Beckinsale and Speedman’s screen romance never progresses past mutual intrigue. Their most tender lip lock is when he gives her mouth to mouth resuscitation, a disappointment to anyone familiar with the rich sexuality of vampire lore. The other characters are even more marginal, barely registering, with the exception of Michael Sheen playing a sympathetic werewolf and Sophia Myles as a manipulative vampiress.
“Underworld” is written by a stuntman and the guy who plays the enormous werewolf, among others, so don’t expect too much from the script. In addition to ominous voice-over narration and flashback sequences, characters frequently stop the action to explain things to each other and presumably to us. This creates serious problems with pacing, especially because the movie switches so quickly between these tedious expositions and chaotic fight scenes. The unintentionally comic dialogue prominently features lines like “Leave us,” “Ah, yes, we have much to discuss,” and “I’m not doing this for you. I’m doing it for me.”
Part of the problem is simply that the bar has been raised. After experiencing the snappy writing of “X-Men,” the carefully constructed universe of “The Matrix” and the human drama of “The Crow,” audiences have every reason to expect a lot from “Underworld.”
Its failure to deliver is a disappointment, but the movie is eager to please and so some of these things can be overlooked. Underworld is best when it shows instead of tells. Its stylish and seductive visuals are striking, particularly its battle scenes and the lingering shots of Beckinsale’s pale face and leather-clad body. Director Len Wiseman, soon to be Mr. Kate Beckinsale, relies heavily on his experience as a music video director to create a highly stylized film. The sets, costumes and special effects are incredible. An eerie blue glow infuses the shadowy landscape of decrepit old buildings and murky underground tunnels. Death dealers strut around catwalk-style in leather and vinyl. Even their guns are sleek and sexy. Other vampires lounge around the mansion (part castle and part high-tech surveillance facility) in velvet, drinking blood out of crystal goblets. In light of this opulence, you can’t help feeling sorry for the Lycans who live underground and dress like homeless people. (Supposedly, their derelict appearance helps them go unnoticed.) To make up for it, their digitally enhanced wolf form is the stuff of hairy, sinewy nightmares.
“Underworld’s” other triumph is its fight scenes. Successfully employing the aesthetic of video games and comics, it creates tension as the camera skirts the darkness, trying to follow indistinct figures and the echoes of gunfire. The fighting can get overwhelming, but it is as exhilarating as it is chaotic. And thanks to Dolby digital sound and high picture quality, you too can feel like you’re being chased and shot at by vampires and werewolves.

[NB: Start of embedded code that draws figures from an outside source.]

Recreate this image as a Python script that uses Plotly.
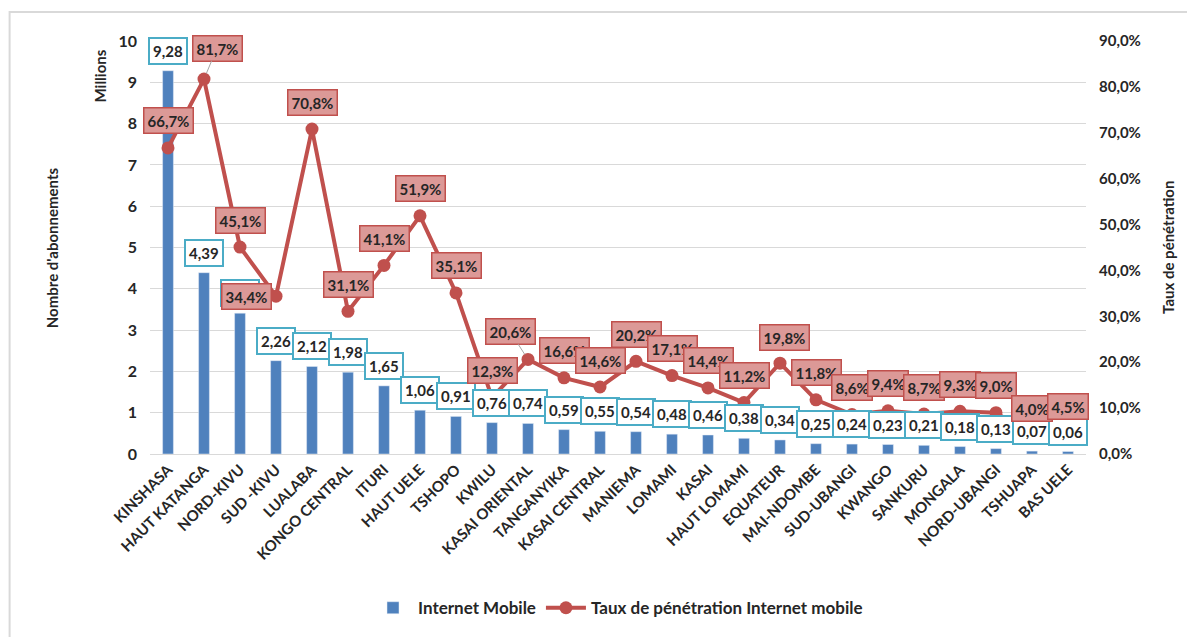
import plotly.graph_objects as go

# Data (millions of subscriptions, penetration rate in %)
provinces = ['KINSHASA', 'HAUT KATANGA', 'NORD-KIVU', 'SUD -KIVU', 'LUALABA', 'KONGO CENTRAL',
             'ITURI', 'HAUT UELE', 'TSHOPO', 'KWILU', 'KASAI ORIENTAL', 'TANGANYIKA',
             'KASAI CENTRAL', 'MANIEMA', 'LOMAMI', 'KASAI', 'HAUT LOMAMI', 'EQUATEUR',
             'MAI-NDOMBE', 'SUD-UBANGI', 'KWANGO', 'SANKURU', 'MONGALA', 'NORD-UBANGI',
             'TSHUAPA', 'BAS UELE']
abonnements = [9.28, 4.39, 3.41, 2.26, 2.12, 1.98, 1.65, 1.06, 0.91, 0.76, 0.74, 0.59, 0.55,
               0.54, 0.48, 0.46, 0.38, 0.34, 0.25, 0.24, 0.23, 0.21, 0.18, 0.13, 0.07, 0.06]
penetration = [66.7, 81.7, 45.1, 34.4, 70.8, 31.1, 41.1, 51.9, 35.1, 12.3, 20.6, 16.6, 14.6,
               20.2, 17.1, 14.4, 11.2, 19.8, 11.8, 8.6, 9.4, 8.7, 9.3, 9.0, 4.0, 4.5]

BLUE = '#4F81BD'
RED = '#C0504D'
TEAL = '#4BACC6'
TXT = '#262626'
FONT = 'Lato'

# label placement tweaks (pixels): (dx, dy up, leader line)
line_label_offsets = {
    'HAUT KATANGA': (13, 31, True),
    'SUD -KIVU': (-30, 0, False),
    'KASAI ORIENTAL': (-18, 28, True),
    'EQUATEUR': (4, 26, False),
}

fig = go.Figure()

fig.add_trace(go.Bar(
    x=provinces, y=abonnements, name='Internet Mobile',
    marker_color=BLUE, width=0.3, yaxis='y'
))

fig.add_trace(go.Scatter(
    x=provinces, y=penetration, name='Taux de pénétration Internet mobile',
    mode='lines+markers', yaxis='y2',
    line=dict(color=RED, width=4),
    marker=dict(color=RED, size=13)
))

annotations = []
for p, v in zip(provinces, abonnements):
    annotations.append(dict(
        x=p, y=v, xref='x', yref='y', yshift=20, showarrow=False,
        text=f'{v:.2f}'.replace('.', ','),
        font=dict(family=FONT, size=15, color=TXT, weight='bold'),
        bgcolor='white', bordercolor=TEAL, borderwidth=2, borderpad=3
    ))

for p, v in zip(provinces, penetration):
    dx, dy, leader = line_label_offsets.get(p, (0, 27, False))
    label = dict(
        x=p, y=v, xref='x', yref='y2',
        text=f'{v:.1f}%'.replace('.', ','),
        font=dict(family=FONT, size=15, color=TXT, weight='bold'),
        bgcolor='#DC9997', bordercolor=RED, borderwidth=1.5, borderpad=3
    )
    if leader:
        label.update(showarrow=True, ax=dx, ay=-dy, arrowhead=0,
                     arrowwidth=1, arrowcolor='#A6A6A6', standoff=6)
    else:
        label.update(showarrow=False, xshift=dx, yshift=dy)
    annotations.append(label)

# axis titles
title_font = dict(family=FONT, size=15, color=TXT, weight='bold')
annotations += [
    dict(text='Millions', xref='paper', yref='paper', x=-0.053, y=0.915,
         xanchor='center', yanchor='middle', textangle=-90, showarrow=False, font=title_font),
    dict(text="Nombre d'abonnements", xref='paper', yref='paper', x=-0.105, y=0.5,
         xanchor='center', yanchor='middle', textangle=-90, showarrow=False, font=title_font),
    dict(text='Taux de pénétration', xref='paper', yref='paper', x=1.087, y=0.5,
         xanchor='center', yanchor='middle', textangle=-90, showarrow=False, font=title_font),
]

# page body has an 8px margin, so the figure is shifted by 8px
fig.update_layout(
    width=1187, height=629,
    margin=dict(l=142, r=109, t=33, b=182),
    paper_bgcolor='white', plot_bgcolor='white',
    separators=', ',
    font=dict(family=FONT, color=TXT),
    xaxis=dict(
        tickangle=-45, showgrid=False, showline=True, linecolor='#D9D9D9', linewidth=1,
        tickfont=dict(family=FONT, size=15, color=TXT, weight='bold'),
        range=[-0.5, len(provinces) - 0.5]
    ),
    yaxis=dict(
        range=[0, 10], dtick=1, showgrid=True, gridcolor='#D9D9D9', gridwidth=1,
        zeroline=False, ticklabelstandoff=12,
        tickfont=dict(family=FONT, size=16, color=TXT, weight='bold')
    ),
    yaxis2=dict(
        range=[0, 90], dtick=10, overlaying='y', side='right', showgrid=False,
        zeroline=False, tickformat='.1f', ticksuffix='%', ticklabelstandoff=12,
        tickfont=dict(family=FONT, size=15, color=TXT, weight='bold')
    ),
    legend=dict(
        orientation='h', x=0.5, xanchor='center', y=-0.37, yanchor='middle',
        font=dict(family=FONT, size=17, color=TXT, weight='bold'),
        itemwidth=40
    ),
    annotations=annotations,
    shapes=[dict(type='rect', xref='paper', yref='paper',
                 x0=-0.15, x1=1.2, y0=-0.6, y1=1.070,
                 line=dict(color='#D9D9D9', width=2), fillcolor='rgba(0,0,0,0)', layer='below')]
)

fig.write_html("out.html")
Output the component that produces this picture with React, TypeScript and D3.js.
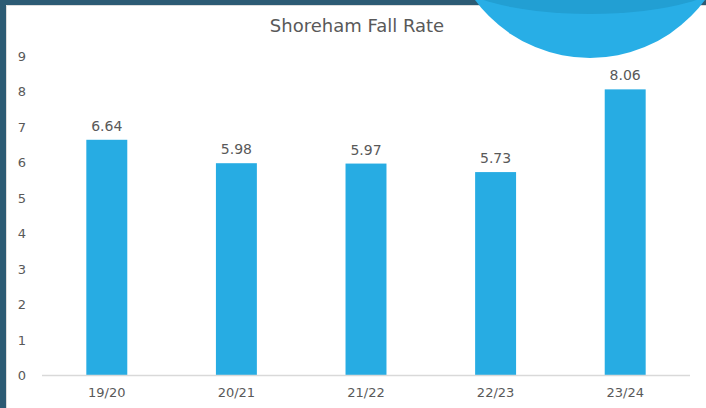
import React from "react";
import * as d3 from "d3";

const categories = ["19/20", "20/21", "21/22", "22/23", "23/24"];
const values = [6.64, 5.98, 5.97, 5.73, 8.06];
const yTicks = [0, 1, 2, 3, 4, 5, 6, 7, 8, 9];
const title = "Shoreham Fall Rate";

const W = 706;
const H = 408;
const FONT = "'DejaVu Sans', 'Liberation Sans', sans-serif";
const TEXT = "#595959";
const BAR = "#27ace3";

export default function App() {
  const x = d3.scaleBand<string>().domain(categories).range([42, 690]).paddingInner(0.684).paddingOuter(0.342);
  const y = d3.scaleLinear().domain([0, 9]).range([375.5, 56]);

  const circleCx = 590;
  const circleCy = -85;
  const circleR = 143;

  return (
    <svg width={W} height={H} style={{ position: "absolute", left: 0, top: 0, display: "block" }}>
      <defs>
        <clipPath id="circClip">
          <circle cx={circleCx} cy={circleCy} r={circleR} />
        </clipPath>
      </defs>
      <rect x={0} y={0} width={W} height={H} fill="#ffffff" />
      {/* frame */}
      <rect x={0} y={0} width={W} height={5} fill="#2c5b74" />
      <rect x={0} y={0} width={6} height={H} fill="#2c5b74" />
      <line x1={6.5} y1={5.5} x2={W} y2={5.5} stroke="#dcdcdc" strokeWidth={1} />
      <line x1={6.5} y1={5.5} x2={6.5} y2={H} stroke="#dcdcdc" strokeWidth={1} />

      {/* decorative circle */}
      <circle cx={circleCx} cy={circleCy} r={circleR} fill="#28aee6" />
      <ellipse cx={590} cy={-26} rx={140} ry={40} fill="#229fd3" clipPath="url(#circClip)" />

      {/* title */}
      <text x={357} y={32} textAnchor="middle" fontFamily={FONT} fontSize={18} fill={TEXT}>
        {title}
      </text>

      {/* y tick labels */}
      {yTicks.map((t) => (
        <text key={t} x={22} y={y(t) + 4.7} textAnchor="middle" fontFamily={FONT} fontSize={13} fill={TEXT}>
          {t}
        </text>
      ))}

      {/* bars */}
      {categories.map((c, i) => (
        <rect key={c} x={x(c)} y={y(values[i])} width={x.bandwidth()} height={y(0) - y(values[i])} fill={BAR} />
      ))}

      {/* axis line */}
      <line x1={42} x2={690} y1={375.5} y2={375.5} stroke="#d9d9d9" strokeWidth={1.5} />

      {/* value labels */}
      {categories.map((c, i) => (
        <text
          key={c + "v"}
          x={(x(c) as number) + x.bandwidth() / 2}
          y={y(values[i]) - 9}
          textAnchor="middle"
          fontFamily={FONT}
          fontSize={14}
          fill={TEXT}
        >
          {values[i].toFixed(2)}
        </text>
      ))}

      {/* category labels */}
      {categories.map((c) => (
        <text
          key={c + "c"}
          x={(x(c) as number) + x.bandwidth() / 2}
          y={397}
          textAnchor="middle"
          fontFamily={FONT}
          fontSize={13}
          fill={TEXT}
        >
          {c}
        </text>
      ))}
    </svg>
  );
}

Culminating in the battle to end all battles, “Underworld” generously provides an open ending fueling speculation about “Underworld II.” Hopefully, if there is a next time, the filmmakers will figure out a better way to mobilize their strengths and minimize their weaknesses — perhaps a remake of “Thriller.” Despite all the criticism, I really enjoyed this film and hope that all parties involved got to keep their costumes. Like its characters, “Underworld” reveals itself as a sinister beast, but asks for no redemption, merely suspension of disbelief.